The message of what happened to them is more clear than numbers: Torture victims could not seek remedies and justice in our Court for lack of an enabling law against Torture, they are forced to face trial out of fabricated charges or forced confessions; they spend years on in jail arising from delayed adjudication of their cases in Court; our police and military men are arbitrarily using their authority and have not been prosecuted or held responsible for their acts; among others.
While this message is clear, little did we get strong response from the government and the people in it on how this matter are address effectively, adequately in order to prevent further occurrence of such violations.

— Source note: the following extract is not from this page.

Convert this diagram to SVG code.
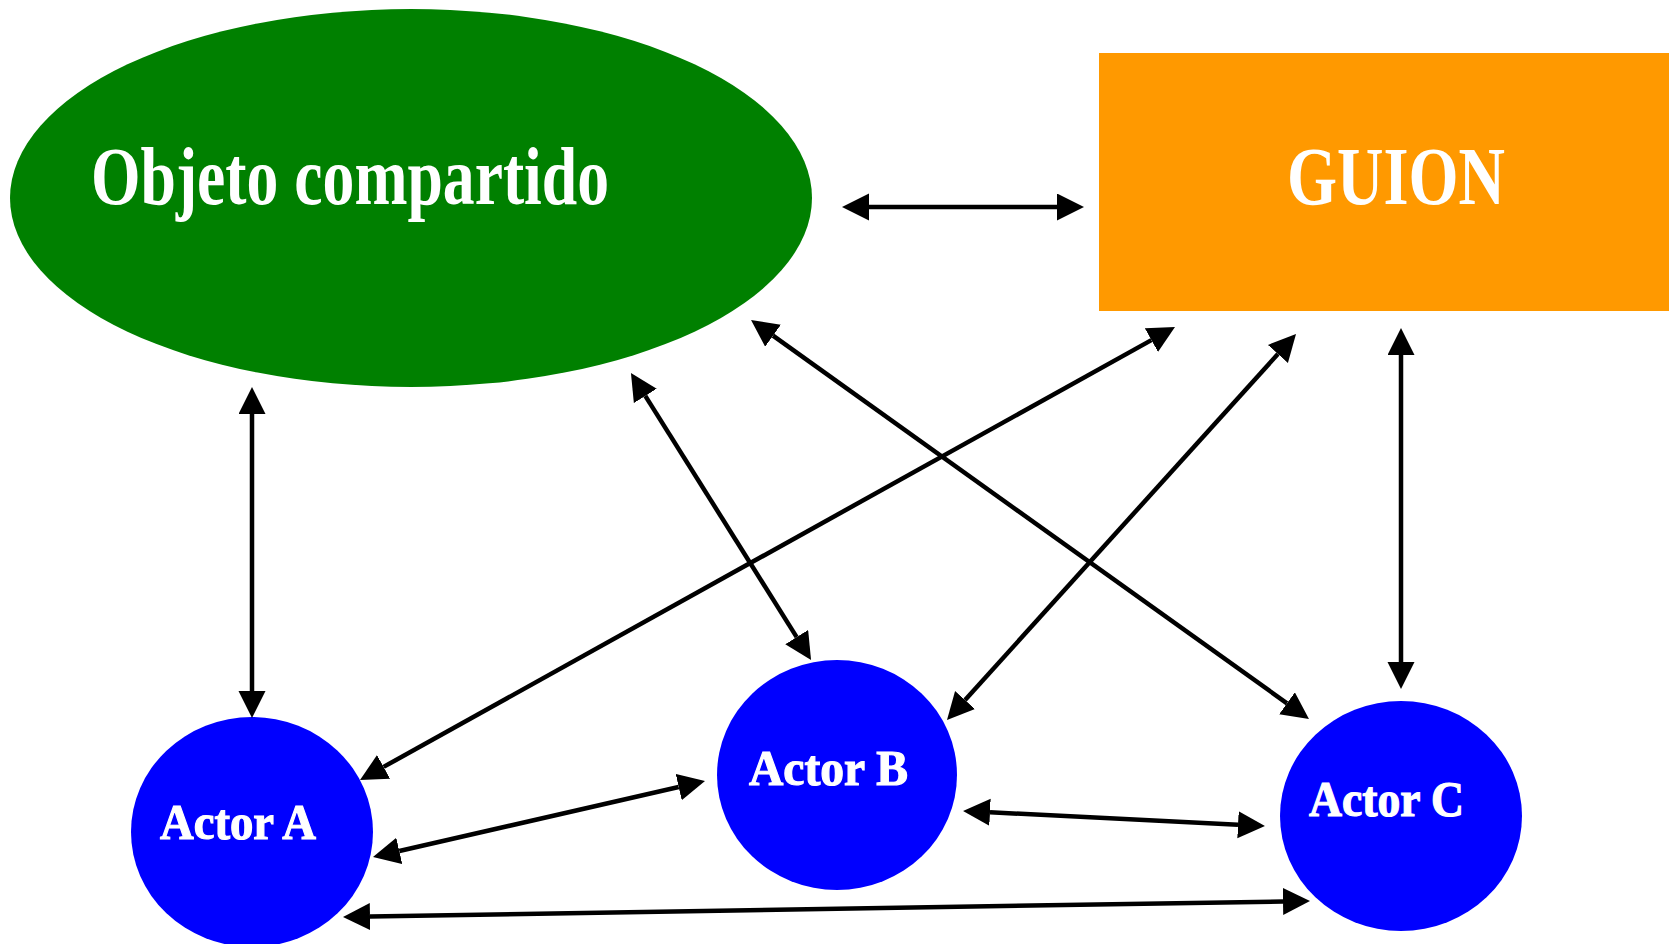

For all we know, the proposed law against torture have been pending in the House of Representatives since the 8th Congress; the number of our court judges and prosecutors are way below of what is required to ensure proper investigation and speedy disposition of cases; and those police and military men accused have been either promoted, elected into political positions or have retired with “clear” human rights records instead.
Until these problems are not dealt with accordingly, more victims who may soon have their number is inevitable.
The culture of impunity is deeply rooted in the fabric of our society. But the efforts to improved our investigation, policing and prosecution system is completely negligible and far below of what is required.